Dr. Peter Lindert is a Distinguished Professor of Economics at the University of California at Davis. He is the author of "Growing Public," a comparative study of economic growth and social spending in Europe and America since the 18th century.
The talk was a reasoned and genuinely fair and balanced comparison of the economic positions taken by the two major presidential candidates. It was clearly not a campaign speech for either candidate. He talked about the current budget deficit and the relationship between it, the 2001 recession, the cost of the post 9/11 security and military expenditures and the enactment of the 2001-2003 Bush tax cuts. He did mention that if he is elected to a second term this November President Bush is likely to push for a simpler, less progressive tax system. Dr. Lindert is quite accepting of a flatter system as long as the net benefits to lower income people outweigh their increased tax burden.
He went on to talk about the unfunded Social Security liabilities. The ratio of retirees to workers is increasing. This is important as current Social Security taxes pay for the current retirement benefits. This demographic change must translate to either higher payroll tax rates or a scaling back of benefits. He did think the problem is manageable with a little tinkering. Other countries, such as Japan and Italy, are in much worse shape than America on this score. This is one area where immigration can benefit the economy. Kerry opposes cuts in benefits for those over 65. Bush would like partial privatization, to which Kerry is opposed.

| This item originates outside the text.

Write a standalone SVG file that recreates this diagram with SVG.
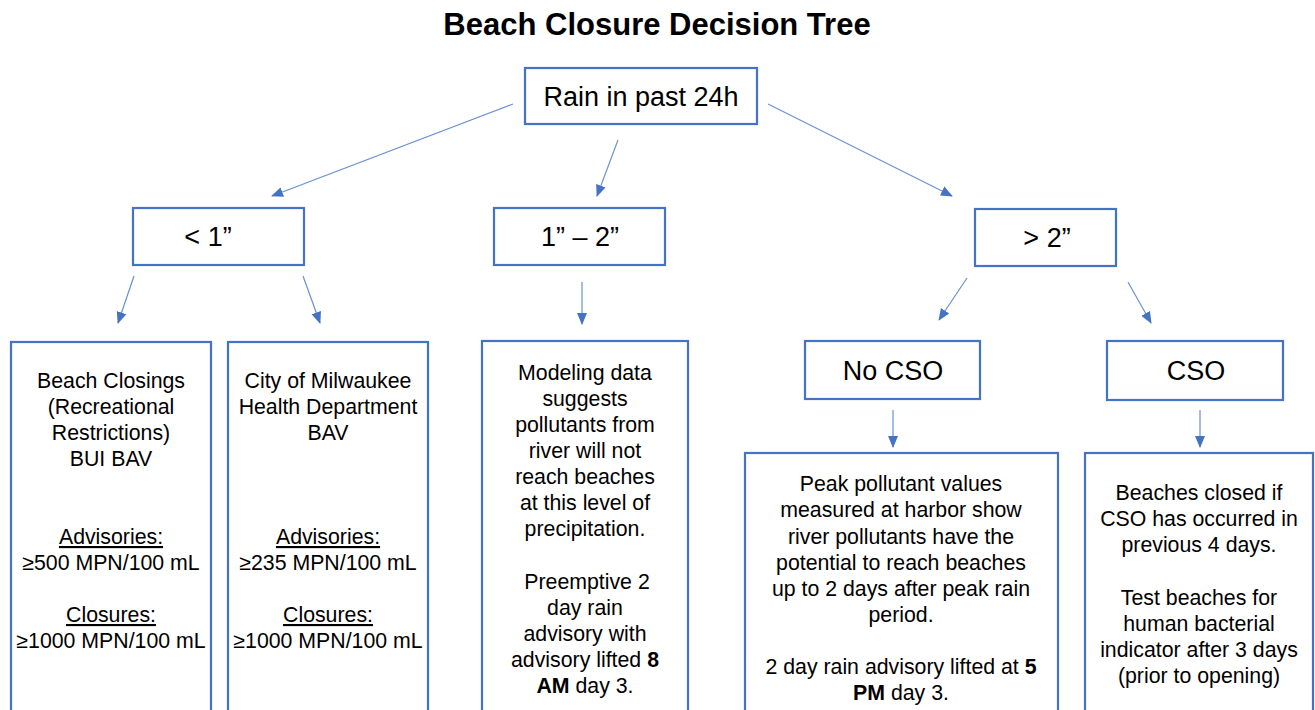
<svg xmlns="http://www.w3.org/2000/svg" width="1315" height="710" viewBox="0 0 1315 710">
<defs>
<marker id="ah" markerUnits="userSpaceOnUse" markerWidth="12" markerHeight="12" viewBox="0 0 12 12" refX="11" refY="6" orient="auto">
<path d="M0,1 L12,6 L0,11 Z" fill="#4472C4"/>
</marker>
<style>
.box{fill:#fff;stroke:#4472C4;stroke-width:2.2}
.c{stroke:#6A8FD3;stroke-width:1.2;fill:none;marker-end:url(#ah)}
.t{font-family:"Liberation Sans",Arial,sans-serif;font-size:21.3px;fill:#000;text-anchor:middle}
.h{font-family:"Liberation Sans",Arial,sans-serif;font-size:27px;fill:#000;text-anchor:middle}
.u{text-decoration:underline}
.b{font-weight:bold}
</style>
</defs>
<rect width="1315" height="710" fill="#fff"/>
<text x="657" y="35" font-family="Liberation Sans,Arial,sans-serif" font-size="31" font-weight="bold" text-anchor="middle">Beach Closure Decision Tree</text>

<g id="connectors">
<line class="c" x1="513" y1="104" x2="272" y2="196"/>
<line class="c" x1="618" y1="140" x2="597" y2="196"/>
<line class="c" x1="768" y1="104" x2="952" y2="196"/>
<line class="c" x1="134" y1="276" x2="118" y2="323"/>
<line class="c" x1="303" y1="276" x2="320" y2="323"/>
<line class="c" x1="582" y1="282" x2="582" y2="324"/>
<line class="c" x1="967" y1="278" x2="939" y2="320"/>
<line class="c" x1="1128" y1="282" x2="1151" y2="323"/>
<line class="c" x1="893" y1="410" x2="893" y2="447"/>
<line class="c" x1="1200" y1="410" x2="1200" y2="447"/>
</g>

<g id="root">
<rect class="box" x="525" y="68" width="232" height="56"/>
<text class="h" x="641" y="106" font-size="28.5">Rain in past 24h</text>
</g>
<g id="lt1">
<rect class="box" x="133" y="208" width="171" height="57"/>
<text class="h" x="208" y="246">&lt; 1”</text>
</g>
<g id="r12">
<rect class="box" x="494" y="208" width="171" height="57"/>
<text class="h" x="580" y="246">1” – 2”</text>
</g>
<g id="gt2">
<rect class="box" x="975" y="209" width="141" height="57"/>
<text class="h" x="1047" y="247">&gt; 2”</text>
</g>
<g id="nocso">
<rect class="box" x="805" y="341" width="175" height="58"/>
<text class="h" x="893" y="380">No CSO</text>
</g>
<g id="cso">
<rect class="box" x="1107" y="341" width="176" height="59"/>
<text class="h" x="1196" y="380">CSO</text>
</g>

<g id="box1">
<rect class="box" x="11" y="342" width="200" height="380"/>
<text class="t" x="111" y="388">Beach Closings</text>
<text class="t" x="111" y="414">(Recreational</text>
<text class="t" x="111" y="440">Restrictions)</text>
<text class="t" x="111" y="466">BUI BAV</text>
<text class="t u" x="111" y="544">Advisories:</text>
<text class="t" x="111" y="570">≥500 MPN/100 mL</text>
<text class="t u" x="111" y="622">Closures:</text>
<text class="t" x="111" y="648">≥1000 MPN/100 mL</text>
</g>
<g id="box2">
<rect class="box" x="228" y="342" width="200" height="380"/>
<text class="t" x="328" y="388">City of Milwaukee</text>
<text class="t" x="328" y="414">Health Department</text>
<text class="t" x="328" y="440">BAV</text>
<text class="t u" x="328" y="544">Advisories:</text>
<text class="t" x="328" y="570">≥235 MPN/100 mL</text>
<text class="t u" x="328" y="622">Closures:</text>
<text class="t" x="328" y="648">≥1000 MPN/100 mL</text>
</g>
<g id="box3">
<rect class="box" x="482" y="341" width="206" height="380"/>
<text class="t" x="585" y="380">Modeling data</text>
<text class="t" x="585" y="406">suggests</text>
<text class="t" x="585" y="432">pollutants from</text>
<text class="t" x="585" y="458">river will not</text>
<text class="t" x="585" y="484">reach beaches</text>
<text class="t" x="585" y="510">at this level of</text>
<text class="t" x="585" y="536">precipitation.</text>
<text class="t" x="587" y="589">Preemptive 2</text>
<text class="t" x="585" y="615">day rain</text>
<text class="t" x="585" y="641">advisory with</text>
<text class="t" x="585" y="667">advisory lifted <tspan class="b">8</tspan></text>
<text class="t" x="585" y="693"><tspan class="b">AM</tspan> day 3.</text>
</g>
<g id="box4">
<rect class="box" x="745" y="453" width="313" height="270"/>
<text class="t" x="901" y="491">Peak pollutant values</text>
<text class="t" x="901" y="517">measured at harbor show</text>
<text class="t" x="901" y="544">river pollutants have the</text>
<text class="t" x="901" y="570">potential to reach beaches</text>
<text class="t" x="901" y="596">up to 2 days after peak rain</text>
<text class="t" x="901" y="622">period.</text>
<text class="t" x="901" y="674">2 day rain advisory lifted at <tspan class="b">5</tspan></text>
<text class="t" x="901" y="700"><tspan class="b">PM</tspan> day 3.</text>
</g>
<g id="box5">
<rect class="box" x="1085" y="453" width="228" height="270"/>
<text class="t" x="1199" y="500">Beaches closed if</text>
<text class="t" x="1199" y="526">CSO has occurred in</text>
<text class="t" x="1199" y="552">previous 4 days.</text>
<text class="t" x="1199" y="605">Test beaches for</text>
<text class="t" x="1199" y="631">human bacterial</text>
<text class="t" x="1199" y="657">indicator after 3 days</text>
<text class="t" x="1199" y="683">(prior to opening)</text>
</g>
</svg>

Dr. Lindert was most critical about the way America handles health care. He thinks we made a fatal mistake years ago in connecting health insurance with employment. He also thinks that Medicare, a government health insurance program for the elderly and no one else, makes no economic sense. The recently passed and signed drug benefit bill is guaranteed to drive up drug prices. Kerry has said that he wants an overhaul of that bill.
Dr. Lindert also talked about trade matters, education, energy and the environment. He was most critical towards the political determination of policy in ways that did not make economic sense. This was particularly true of farm subsidies that, in addition to not making economic sense, violate World Trade Organization rules.